>> Begin The records

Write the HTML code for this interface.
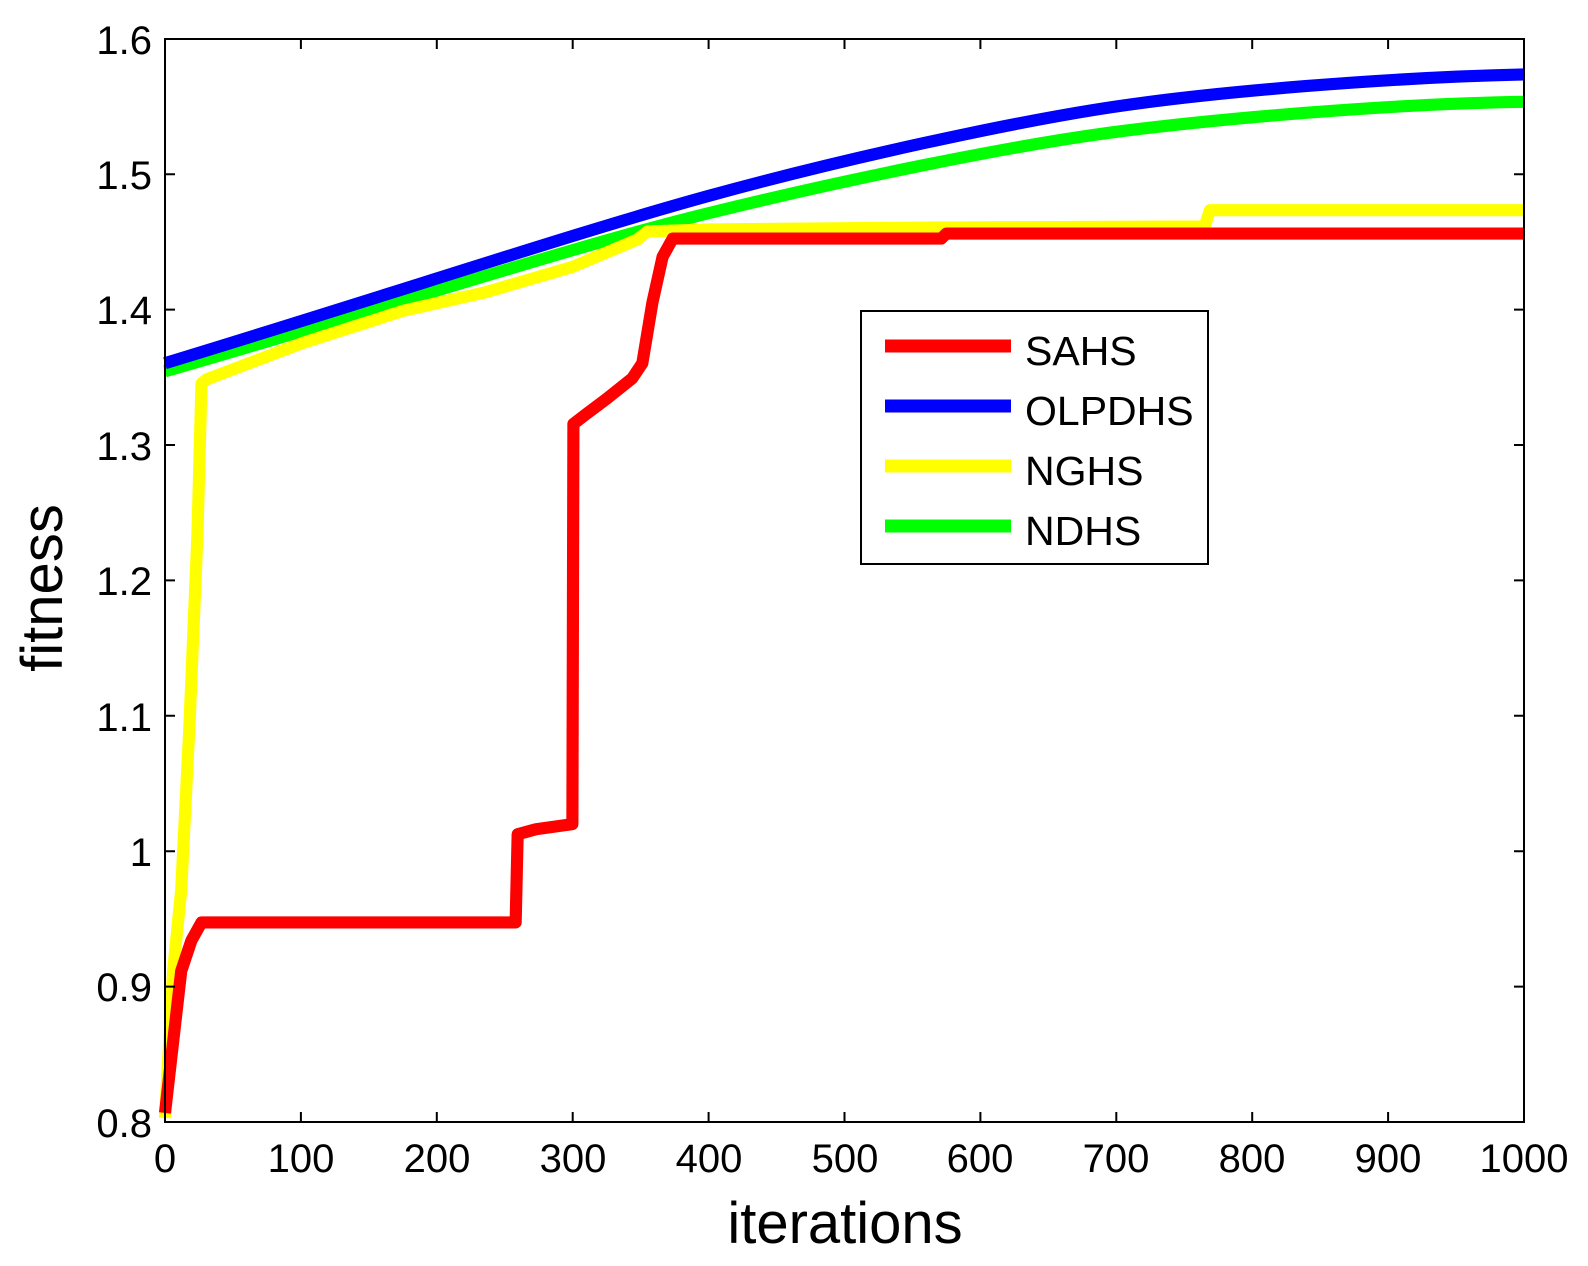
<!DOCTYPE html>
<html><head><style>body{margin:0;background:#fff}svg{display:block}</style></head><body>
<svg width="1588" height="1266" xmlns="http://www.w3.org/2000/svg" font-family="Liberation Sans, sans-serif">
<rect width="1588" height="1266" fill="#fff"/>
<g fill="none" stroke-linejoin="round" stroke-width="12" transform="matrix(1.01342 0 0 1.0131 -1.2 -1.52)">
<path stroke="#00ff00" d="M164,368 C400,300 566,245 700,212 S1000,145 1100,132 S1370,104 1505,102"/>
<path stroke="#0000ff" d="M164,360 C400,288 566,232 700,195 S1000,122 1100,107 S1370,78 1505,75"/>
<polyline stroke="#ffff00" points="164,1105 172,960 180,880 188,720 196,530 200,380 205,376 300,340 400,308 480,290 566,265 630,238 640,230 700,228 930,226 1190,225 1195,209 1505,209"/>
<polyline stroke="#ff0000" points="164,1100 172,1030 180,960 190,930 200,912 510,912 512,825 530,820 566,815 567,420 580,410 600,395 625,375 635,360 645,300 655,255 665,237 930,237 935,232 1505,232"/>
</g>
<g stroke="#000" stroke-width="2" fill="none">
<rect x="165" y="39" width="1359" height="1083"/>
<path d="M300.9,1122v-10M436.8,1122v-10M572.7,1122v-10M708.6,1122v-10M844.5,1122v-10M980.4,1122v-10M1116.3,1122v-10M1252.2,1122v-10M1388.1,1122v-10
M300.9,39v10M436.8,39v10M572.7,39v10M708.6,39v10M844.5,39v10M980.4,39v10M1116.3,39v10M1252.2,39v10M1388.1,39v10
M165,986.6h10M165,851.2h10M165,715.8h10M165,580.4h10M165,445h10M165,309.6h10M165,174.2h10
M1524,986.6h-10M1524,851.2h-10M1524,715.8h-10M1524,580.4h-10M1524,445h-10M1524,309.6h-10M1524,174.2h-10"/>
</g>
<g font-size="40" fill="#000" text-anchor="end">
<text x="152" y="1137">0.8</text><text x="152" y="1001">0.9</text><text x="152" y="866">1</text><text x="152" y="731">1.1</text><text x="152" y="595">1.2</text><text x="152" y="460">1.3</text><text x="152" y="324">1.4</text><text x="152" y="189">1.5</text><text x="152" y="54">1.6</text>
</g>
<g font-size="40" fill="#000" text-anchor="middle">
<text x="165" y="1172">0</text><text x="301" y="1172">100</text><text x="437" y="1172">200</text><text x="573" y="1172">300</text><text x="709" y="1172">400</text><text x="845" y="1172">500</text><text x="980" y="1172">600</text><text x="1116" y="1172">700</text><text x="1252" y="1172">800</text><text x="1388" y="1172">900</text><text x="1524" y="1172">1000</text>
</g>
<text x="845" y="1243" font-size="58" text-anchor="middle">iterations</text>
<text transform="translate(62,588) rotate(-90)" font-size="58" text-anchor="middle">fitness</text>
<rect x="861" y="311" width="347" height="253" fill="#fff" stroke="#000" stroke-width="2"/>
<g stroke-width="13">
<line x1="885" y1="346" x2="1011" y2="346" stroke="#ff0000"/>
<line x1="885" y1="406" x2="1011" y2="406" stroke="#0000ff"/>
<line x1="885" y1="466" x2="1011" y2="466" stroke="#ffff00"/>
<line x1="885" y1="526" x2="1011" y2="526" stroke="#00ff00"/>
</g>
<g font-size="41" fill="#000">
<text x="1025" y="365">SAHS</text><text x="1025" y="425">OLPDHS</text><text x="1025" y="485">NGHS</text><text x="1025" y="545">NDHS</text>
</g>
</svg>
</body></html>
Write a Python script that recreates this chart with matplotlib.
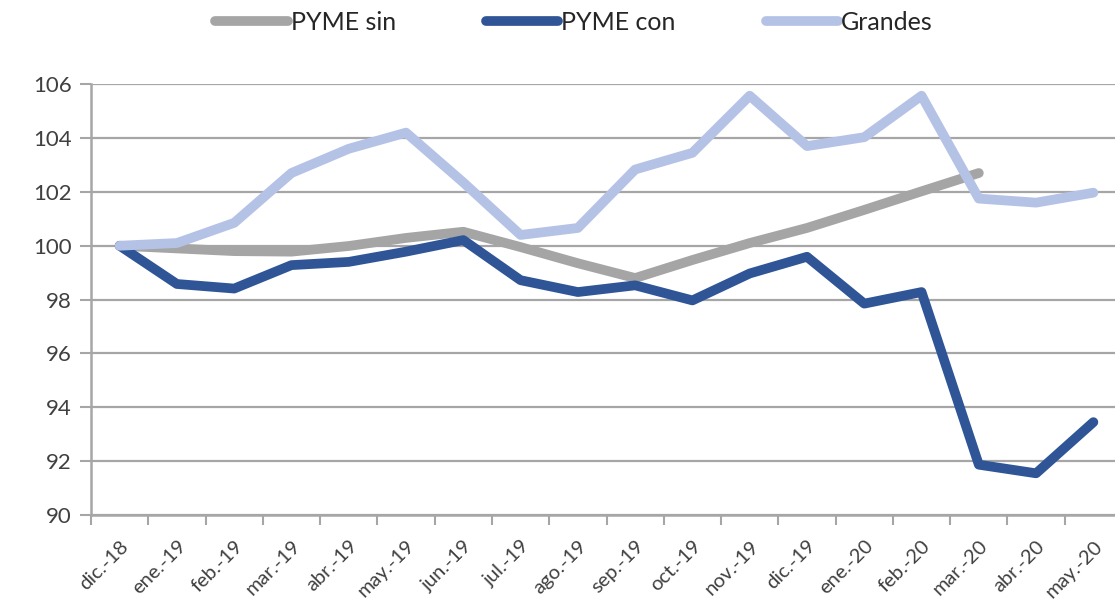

>> End The records

Written request
Write out the full set of lines verbatim, without the pictures.

Answer for this exercise
Write the HTML code for this interface.
<!DOCTYPE html>
<html><head><style>body{margin:0;background:#fff}svg{display:block}</style></head><body>
<svg width="1588" height="1266" xmlns="http://www.w3.org/2000/svg" font-family="Liberation Sans, sans-serif">
<rect width="1588" height="1266" fill="#fff"/>
<g fill="none" stroke-linejoin="round" stroke-width="12" transform="matrix(1.01342 0 0 1.0131 -1.2 -1.52)">
<path stroke="#00ff00" d="M164,368 C400,300 566,245 700,212 S1000,145 1100,132 S1370,104 1505,102"/>
<path stroke="#0000ff" d="M164,360 C400,288 566,232 700,195 S1000,122 1100,107 S1370,78 1505,75"/>
<polyline stroke="#ffff00" points="164,1105 172,960 180,880 188,720 196,530 200,380 205,376 300,340 400,308 480,290 566,265 630,238 640,230 700,228 930,226 1190,225 1195,209 1505,209"/>
<polyline stroke="#ff0000" points="164,1100 172,1030 180,960 190,930 200,912 510,912 512,825 530,820 566,815 567,420 580,410 600,395 625,375 635,360 645,300 655,255 665,237 930,237 935,232 1505,232"/>
</g>
<g stroke="#000" stroke-width="2" fill="none">
<rect x="165" y="39" width="1359" height="1083"/>
<path d="M300.9,1122v-10M436.8,1122v-10M572.7,1122v-10M708.6,1122v-10M844.5,1122v-10M980.4,1122v-10M1116.3,1122v-10M1252.2,1122v-10M1388.1,1122v-10
M300.9,39v10M436.8,39v10M572.7,39v10M708.6,39v10M844.5,39v10M980.4,39v10M1116.3,39v10M1252.2,39v10M1388.1,39v10
M165,986.6h10M165,851.2h10M165,715.8h10M165,580.4h10M165,445h10M165,309.6h10M165,174.2h10
M1524,986.6h-10M1524,851.2h-10M1524,715.8h-10M1524,580.4h-10M1524,445h-10M1524,309.6h-10M1524,174.2h-10"/>
</g>
<g font-size="40" fill="#000" text-anchor="end">
<text x="152" y="1137">0.8</text><text x="152" y="1001">0.9</text><text x="152" y="866">1</text><text x="152" y="731">1.1</text><text x="152" y="595">1.2</text><text x="152" y="460">1.3</text><text x="152" y="324">1.4</text><text x="152" y="189">1.5</text><text x="152" y="54">1.6</text>
</g>
<g font-size="40" fill="#000" text-anchor="middle">
<text x="165" y="1172">0</text><text x="301" y="1172">100</text><text x="437" y="1172">200</text><text x="573" y="1172">300</text><text x="709" y="1172">400</text><text x="845" y="1172">500</text><text x="980" y="1172">600</text><text x="1116" y="1172">700</text><text x="1252" y="1172">800</text><text x="1388" y="1172">900</text><text x="1524" y="1172">1000</text>
</g>
<text x="845" y="1243" font-size="58" text-anchor="middle">iterations</text>
<text transform="translate(62,588) rotate(-90)" font-size="58" text-anchor="middle">fitness</text>
<rect x="861" y="311" width="347" height="253" fill="#fff" stroke="#000" stroke-width="2"/>
<g stroke-width="13">
<line x1="885" y1="346" x2="1011" y2="346" stroke="#ff0000"/>
<line x1="885" y1="406" x2="1011" y2="406" stroke="#0000ff"/>
<line x1="885" y1="466" x2="1011" y2="466" stroke="#ffff00"/>
<line x1="885" y1="526" x2="1011" y2="526" stroke="#00ff00"/>
</g>
<g font-size="41" fill="#000">
<text x="1025" y="365">SAHS</text><text x="1025" y="425">OLPDHS</text><text x="1025" y="485">NGHS</text><text x="1025" y="545">NDHS</text>
</g>
</svg>
</body></html>
Write a Python script that recreates this chart with matplotlib.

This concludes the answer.